In sum, after filtering, only a small percentage of URLs with reported hits find their way into the time series files. The exception is the current month, where the last step has not yet been applied, and so roughly 2/3 of articles are still present.

3.3.4. Pagecount file format

Pagecount files are compressed text files containing a sequence of lines. Each line describes accesses to a given article and is a space-separated 4-tuple of project code, article URL, number of requests, and bytes served. See the WMF documentation for further details.

There are several quirks:

  1. The files apparently contain all requested URLs, not necessarily articles that really exist(ed).

  2. Rarely, lines with incorrect delimeters or other format problems are encountered.

  3. The timestamp in the filename is the end of the hour recorded in the file. Often, these timestamps are a few seconds past the hour; we ignore this.

  4. There have been periods of modest underreporting, with up to 20% of hits unrecorded. We assume such underreporting is random and do not try to correct it. Because our analysis works on fraction of total traffic rather than raw hit counts, the effect should be minimal.

  5. Filesystem timestamps are not reliable, especially in the older parts of the data. That is, sometimes older files have newer timestamps, and the interval between consecutive files can be much less than one hour (sometimes less than a second, making them equal on many filesystems).

  6. The files are ASCII, with high bytes in article URLs percent-encoded. We do not decode them because (a) it saves significant time and (b) there are apparently non-UTF-8 encodings in use. (I believe the URL encoding is selected by the browser.)

    An artifact of (b) is that article counts can be split. For example, the Russian article Люди_Икс (i.e., the X-Men comic series) can be accessed at both of the following URLs:

    Other encodings (e.g., ISO 8859-5, %BB%EE%D4%D8_%B8%DA%E1 and KOI8-R, %EC%C0%C4%C9_%E9%CB%D3) do not work. Figuring out this mess is something I’m not very interested in. How WMF does it, I have no idea.

    We do, however, normalize spaces into underscores. I believe this may be incomplete (see issue #77).

  7. Line ordering varies. The following observations are after the extra-Python exclusions described above.

    • From the beginning to roughly May 15, 2008, files are in LC_ALL=C sort order.
    • From roughly May 15, 2008 to roughly January 1, 2015, project codes containing a dot and projects codes without a dot are separately in LC_ALL=C sort order, but the combined file is not in that order. I do not know why the change happened.
    • From roughly January 1, 2015 to the present (as of April 21, 2015), files are in LC_ALL=C sort order again. This corresponds with a change in file production method at Wikimedia, so I suspect it is fairly reliable.

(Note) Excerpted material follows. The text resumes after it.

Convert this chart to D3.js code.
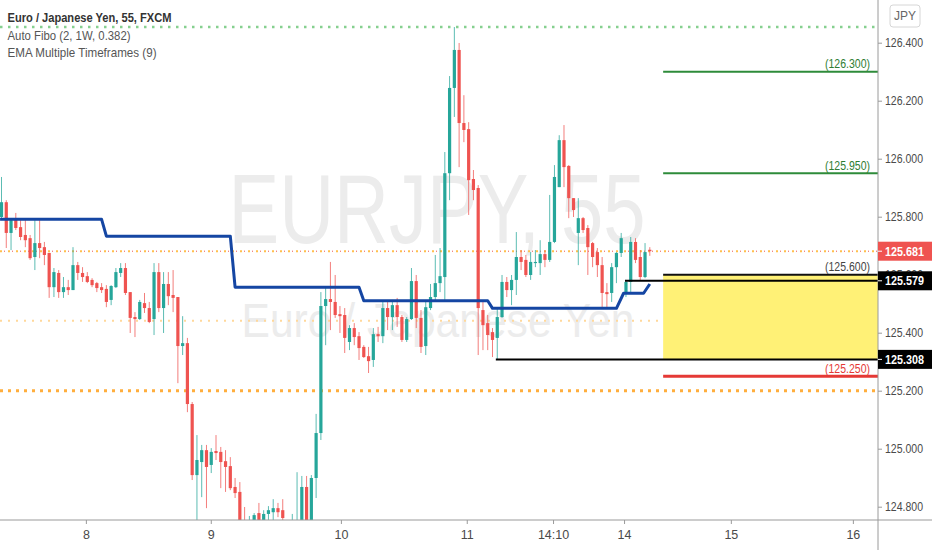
<!DOCTYPE html>
<html>
<head>
<meta charset="utf-8">
<script src="https://cdn.jsdelivr.net/npm/d3@7"></script>
<style>
	body { margin: 0; background: #fff; }
	svg { display: block; }
</style>
</head>
<body>
<svg width="932" height="550"></svg>
<script>
// candles, one per 55 min bar, index = position in the arrays
const opens = [125.799,125.850,125.744,125.795,125.764,125.737,125.726,125.661,125.709,125.695,
	125.675,125.557,125.606,125.540,125.557,125.547,125.633,125.606,125.595,125.582,
	125.571,125.557,125.551,125.513,125.557,125.606,125.623,125.540,125.454,125.447,
	125.502,125.485,125.447,125.609,125.485,125.568,125.530,125.523,125.354,125.364,
	125.154,124.909,124.954,124.995,124.944,124.992,124.989,124.957,124.940,124.868,
	124.851,124.737,124.685,124.720,124.778,124.737,124.775,124.781,124.795,124.788,
	124.745,124.720,124.700,124.730,124.868,124.730,124.899,125.054,125.492,125.516,
	125.506,125.464,125.461,125.368,125.416,125.388,125.351,125.319,125.306,125.395,
	125.388,125.485,125.454,125.495,125.454,125.375,125.447,125.578,125.451,125.354,
	125.485,125.523,125.571,125.592,125.950,126.244,126.375,126.123,126.102,125.930,
	125.899,125.478,125.433,125.402,125.382,125.454,125.575,125.547,125.582,125.661,
	125.651,125.599,125.640,125.640,125.671,125.651,125.713,125.902,126.064,125.975,
	125.864,125.744,125.795,125.761,125.709,125.678,125.633,125.540,125.537,125.626,
	125.675,125.540,125.575,125.713,125.661,125.592,125.686];
const highs = [125.937,125.857,125.795,125.813,125.788,125.788,125.737,125.788,125.788,125.713,
	125.675,125.623,125.616,125.592,125.582,125.695,125.644,125.626,125.609,125.588,
	125.575,125.571,125.564,125.564,125.623,125.640,125.640,125.540,125.471,125.513,
	125.537,125.506,125.640,125.640,125.609,125.609,125.616,125.523,125.457,125.382,
	125.161,125.047,125.013,125.013,125.002,125.047,125.006,124.995,124.971,124.899,
	124.885,124.799,124.768,124.778,124.813,124.788,124.802,124.826,124.813,124.826,
	124.750,124.775,124.919,124.906,124.906,124.909,125.120,125.540,125.554,125.644,
	125.599,125.492,125.485,125.426,125.433,125.402,125.357,125.351,125.416,125.420,
	125.506,125.506,125.513,125.520,125.461,125.454,125.623,125.599,125.478,125.513,
	125.568,125.668,125.692,126.023,126.285,126.454,126.399,126.219,126.126,125.961,
	125.909,125.506,125.461,125.416,125.488,125.599,125.592,125.599,125.747,125.685,
	125.668,125.678,125.685,125.719,125.685,125.875,125.978,126.081,126.116,125.978,
	125.864,125.864,125.799,125.771,125.713,125.692,125.661,125.571,125.640,125.678,
	125.744,125.582,125.730,125.726,125.685,125.709,125.695];
const lows = [125.795,125.692,125.685,125.754,125.719,125.695,125.651,125.616,125.657,125.633,
	125.520,125.523,125.520,125.520,125.530,125.547,125.582,125.575,125.571,125.557,
	125.540,125.537,125.488,125.495,125.554,125.592,125.530,125.399,125.385,125.444,
	125.468,125.433,125.392,125.471,125.399,125.495,125.471,125.226,125.323,125.126,
	124.892,124.740,124.833,124.795,124.916,124.961,124.864,124.851,124.857,124.830,
	124.720,124.668,124.668,124.702,124.720,124.720,124.737,124.747,124.764,124.737,
	124.690,124.702,124.690,124.700,124.710,124.715,124.830,125.030,125.357,125.409,
	125.451,125.399,125.330,125.340,125.357,125.306,125.313,125.261,125.282,125.368,
	125.364,125.409,125.409,125.420,125.368,125.368,125.444,125.416,125.330,125.323,
	125.478,125.513,125.540,125.513,125.857,126.144,125.971,126.057,125.806,125.857,
	125.323,125.340,125.340,125.316,125.308,125.451,125.523,125.495,125.530,125.616,
	125.592,125.582,125.626,125.599,125.626,125.644,125.709,125.902,125.902,125.795,
	125.799,125.633,125.744,125.599,125.626,125.592,125.488,125.488,125.506,125.571,
	125.661,125.523,125.537,125.640,125.582,125.588,125.665];
const closes = [125.850,125.744,125.788,125.761,125.730,125.719,125.657,125.709,125.692,125.668,
	125.557,125.609,125.540,125.557,125.547,125.633,125.606,125.592,125.575,125.564,
	125.554,125.547,125.506,125.561,125.609,125.623,125.537,125.451,125.447,125.506,
	125.485,125.437,125.609,125.485,125.568,125.526,125.520,125.354,125.364,125.154,
	124.909,124.961,124.995,124.937,124.989,124.985,124.954,124.937,124.864,124.847,
	124.737,124.702,124.720,124.771,124.754,124.775,124.788,124.795,124.781,124.761,
	124.715,124.745,124.740,124.868,124.730,124.899,125.054,125.492,125.516,125.506,
	125.461,125.457,125.382,125.416,125.385,125.347,125.316,125.302,125.395,125.388,
	125.485,125.454,125.495,125.454,125.375,125.447,125.578,125.451,125.351,125.488,
	125.523,125.571,125.595,125.950,126.244,126.375,126.123,126.099,125.926,125.892,
	125.485,125.426,125.392,125.375,125.454,125.575,125.547,125.582,125.661,125.644,
	125.599,125.644,125.644,125.671,125.651,125.713,125.937,126.064,125.971,125.864,
	125.823,125.795,125.754,125.695,125.661,125.633,125.537,125.533,125.626,125.675,
	125.726,125.575,125.713,125.651,125.592,125.678,125.681];

// EMA Multiple Timeframes (higher timeframe, so it steps once a day)
const emaBars = [-0.3, 21, 22, 48, 49, 75, 76, 102, 103, 129, 130.5, 134.7, 136];
const emaValues = [125.791, 125.791, 125.733, 125.733, 125.557, 125.557, 125.510, 125.510,
	125.484, 125.484, 125.536, 125.536, 125.568];

// axes
const priceTicks = [126.4, 126.2, 126.0, 125.8, 125.6, 125.4, 125.2, 125.0, 124.8];
const timeTicks = [17.7, 43.9, 71.2, 97.6, 115.7, 130.6, 153, 178.6];
const timeLabels = ["8", "9", "10", "11", "14:10", "14", "15", "16"];

// Auto Fibo levels, drawn to the right of the last bar
const fibLevels = [126.300, 125.950, 125.600, 125.250];
const fibStartBar = 138.8;
const zoneTop = 125.600;
const zoneBottom = 125.308;

// black swing lines and their start bars
const swingLevels = [125.579, 125.308];
const swingStartBars = [130.8, 103.7];

// dotted horizontal lines across the pane
const dottedLevels = [126.454, 125.441, 125.200];
const lastPrice = 125.681;


const FONT = '"Liberation Sans Narrow", "Liberation Sans", Arial, sans-serif';
const UP = "#26a69a";
const DOWN = "#ef5350";
const plotRight = 878;
const plotBottom = 520;

const svg = d3.select("svg").attr("font-family", FONT);

const x = d3.scaleLinear().domain([0, 136]).range([1.5, 649.8]);
const y = d3.scaleLinear().domain([124.8, 126.4]).range([506.7, 42.7]);

const lastBar = x.invert(plotRight);

class Level {
	constructor(price, fromBar) {
		this.price = price;
		this.fromBar = fromBar;
		this.stroke = {color: "black", width: 2, dash: null};
	}

	createSVG(parent) {
		this.svg = parent.append("line")
		this.updateSVG()
		return this
	}

	updateSVG() {
		this.svg
			.attr("x1", x(this.fromBar))
			.attr("x2", x(lastBar))
			.attr("y1", y(this.price))
			.attr("y2", y(this.price))
			.attr("stroke", this.stroke.color)
			.attr("stroke-width", this.stroke.width)
			.attr("stroke-dasharray", this.stroke.dash)
	}
}

// watermark
svg.append("text")
	.attr("x", 437).attr("y", 243)
	.attr("text-anchor", "middle")
	.attr("font-size", 98)
	.attr("fill", "#ececec")
	.attr("textLength", 417).attr("lengthAdjust", "spacingAndGlyphs")
	.text("EURJPY, 55");
svg.append("text")
	.attr("x", 438).attr("y", 337)
	.attr("text-anchor", "middle")
	.attr("font-size", 48)
	.attr("fill", "#ececec")
	.attr("textLength", 393).attr("lengthAdjust", "spacingAndGlyphs")
	.text("Euro / Japanese Yen");

svg.append("clipPath").attr("id", "pane")
	.append("rect").attr("width", plotRight).attr("height", plotBottom);
const pane = svg.append("g").attr("clip-path", "url(#pane)");

// dotted lines
const dotStyles = [
	{color: "#86d08f", width: 2.5, dash: "2.5,5.5"},
	{color: "#ffd89a", width: 2, dash: "2,6"},
	{color: "#ffae3d", width: 3, dash: "3,5"}
];
dottedLevels.forEach((p, i) => {
	let l = new Level(p, x.invert(0));
	l.stroke = dotStyles[i];
	l.createSVG(pane);
});
// last price line: orange dots with red in between
let lp = new Level(lastPrice, x.invert(0));
lp.stroke = {color: "#ffc04d", width: 2, dash: "2,6"};
lp.createSVG(pane);
lp = new Level(lastPrice, x.invert(0));
lp.stroke = {color: DOWN, width: 1, dash: "1,7"};
lp.createSVG(pane).svg.attr("stroke-dashoffset", -4);

// fibo zone
pane.append("rect")
	.attr("x", x(fibStartBar))
	.attr("width", x(lastBar) - x(fibStartBar))
	.attr("y", y(zoneTop))
	.attr("height", y(zoneBottom) - y(zoneTop))
	.attr("fill", "#fff176");

// candles
const candles = opens.map((o, i) => ({i: i, o: o, h: highs[i], l: lows[i], c: closes[i]}));
const cg = pane.append("g");
cg.selectAll("line.wick").data(candles).join("line")
	.attr("class", "wick")
	.attr("x1", d => x(d.i)).attr("x2", d => x(d.i))
	.attr("y1", d => y(d.h)).attr("y2", d => y(d.l))
	.attr("stroke", d => d.c >= d.o ? UP : DOWN)
	.attr("stroke-opacity", 0.75)
	.attr("stroke-width", 1);
cg.selectAll("rect.body").data(candles).join("rect")
	.attr("class", "body")
	.attr("x", d => x(d.i) - 1.6)
	.attr("width", 3.2)
	.attr("y", d => y(Math.max(d.o, d.c)))
	.attr("height", d => Math.max(1, Math.abs(y(d.o) - y(d.c))))
	.attr("fill", d => d.c >= d.o ? UP : DOWN);

// ema
pane.append("path")
	.datum(emaBars.map((b, i) => [b, emaValues[i]]))
	.attr("d", d3.line().x(d => x(d[0])).y(d => y(d[1])))
	.attr("fill", "none")
	.attr("stroke", "#1546a3")
	.attr("stroke-width", 3)
	.attr("stroke-linejoin", "round");

// fib lines + labels
const fibColors = ["#2e8b3a", "#2e8b3a", "#111", "#e53935"];
const fibTextColors = ["#2e7d32", "#2e7d32", "#444", "#e53935"];
fibLevels.forEach((p, i) => {
	let l = new Level(p, fibStartBar);
	l.stroke = {color: fibColors[i], width: i == 3 ? 3 : 2, dash: null};
	l.createSVG(pane);
	pane.append("text")
		.attr("x", 870)
		.attr("y", y(p) - 3.5)
		.attr("text-anchor", "end")
		.attr("font-size", 12.5)
		.attr("fill", fibTextColors[i])
		.attr("textLength", 45).attr("lengthAdjust", "spacingAndGlyphs")
		.text("(" + d3.format(".3f")(p) + ")");
});

swingLevels.forEach((p, i) => {
	new Level(p, swingStartBars[i]).createSVG(pane);
});

// price scale
svg.append("line")
	.attr("x1", plotRight).attr("x2", plotRight)
	.attr("y1", 0).attr("y2", 550)
	.attr("stroke", "#9a9a9a");
const yAxis = svg.append("g")
	.attr("transform", `translate(${plotRight},0)`)
	.call(d3.axisRight(y).tickValues(priceTicks).tickFormat(d3.format(".3f")).tickSize(4).tickPadding(3));
yAxis.select(".domain").remove();
yAxis.selectAll("line").attr("stroke", "#9a9a9a");
yAxis.selectAll("text")
	.attr("font-family", FONT)
	.attr("font-size", 12.5)
	.attr("fill", "#4a4a4a")
	.attr("textLength", 38).attr("lengthAdjust", "spacingAndGlyphs");

// time scale
svg.append("line")
	.attr("x1", 0).attr("x2", 932)
	.attr("y1", plotBottom).attr("y2", plotBottom)
	.attr("stroke", "#9a9a9a");
const xAxis = svg.append("g")
	.attr("transform", `translate(0,${plotBottom})`)
	.call(d3.axisBottom(x).tickValues(timeTicks).tickFormat((d, i) => timeLabels[i]).tickSize(4).tickPadding(6));
xAxis.select(".domain").remove();
xAxis.selectAll("line").attr("stroke", "#9a9a9a");
xAxis.selectAll("text")
	.attr("font-family", FONT)
	.attr("font-size", 12.5)
	.attr("fill", "#4a4a4a");

// price labels on the scale
const tags = [
	{p: lastPrice, bg: DOWN},
	{p: swingLevels[0], bg: "#000"},
	{p: swingLevels[1], bg: "#000"}
];
tags.forEach(t => {
	svg.append("rect")
		.attr("x", plotRight).attr("width", 932 - plotRight)
		.attr("y", y(t.p) - 9.5).attr("height", 19)
		.attr("fill", t.bg);
	svg.append("line")
		.attr("x1", plotRight).attr("x2", plotRight + 4)
		.attr("y1", y(t.p)).attr("y2", y(t.p))
		.attr("stroke", "#fff");
	svg.append("text")
		.attr("x", 885).attr("y", y(t.p))
		.attr("dy", "0.35em")
		.attr("font-size", 12.5)
		.attr("font-weight", "bold")
		.attr("fill", "#fff")
		.attr("textLength", 39).attr("lengthAdjust", "spacingAndGlyphs")
		.text(d3.format(".3f")(t.p));
});

// currency badge
svg.append("rect")
	.attr("x", 890).attr("y", 5).attr("width", 30).attr("height", 22)
	.attr("rx", 3)
	.attr("fill", "#fff").attr("stroke", "#d6d6d6");
svg.append("text")
	.attr("x", 905).attr("y", 16).attr("dy", "0.35em")
	.attr("text-anchor", "middle")
	.attr("font-size", 12).attr("fill", "#666")
	.text("JPY");

// legend
const legend = [
	{t: "Euro / Japanese Yen, 55, FXCM", y: 17.5, w: 164, bold: true},
	{t: "Auto Fibo (2, 1W, 0.382)", y: 35, w: 123, bold: false},
	{t: "EMA Multiple Timeframes (9)", y: 52, w: 149, bold: false}
];
legend.forEach(l => {
	svg.append("text")
		.attr("x", 7.5).attr("y", l.y).attr("dy", "0.35em")
		.attr("font-size", 13)
		.attr("font-weight", l.bold ? "bold" : "normal")
		.attr("fill", l.bold ? "#333" : "#555")
		.attr("textLength", l.w).attr("lengthAdjust", "spacingAndGlyphs")
		.text(l.t);
});
</script>
</body>
</html>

3.3.5. Time series storage

Time series names for Wikipedia articles are the language concatenated with a slash and the article URL, for example en/Fever or fr/Fi%C3%A8vre. These time series are np.float32 to save space. Elements with the value 0 indicate either a zero value or no data.

For normalization and to resolve this ambiguity, language total time series are also stored under the language code (e.g., en or fr, no trailing slash) as np.float64 to avoid floating-point summation problems. Elements of these total vectors are either the total of all time series of that language for that hour, or NaN if no hits at all in that language were recorded. Under this system, it is still ambiguous whether a given language did not exist or recorded no traffic, but these two situations are close enough that we believe this is not a concern.

Typical analysis will divide an article time series by the language total time series to obtain a fraction of total traffic with NaN elements for missing data.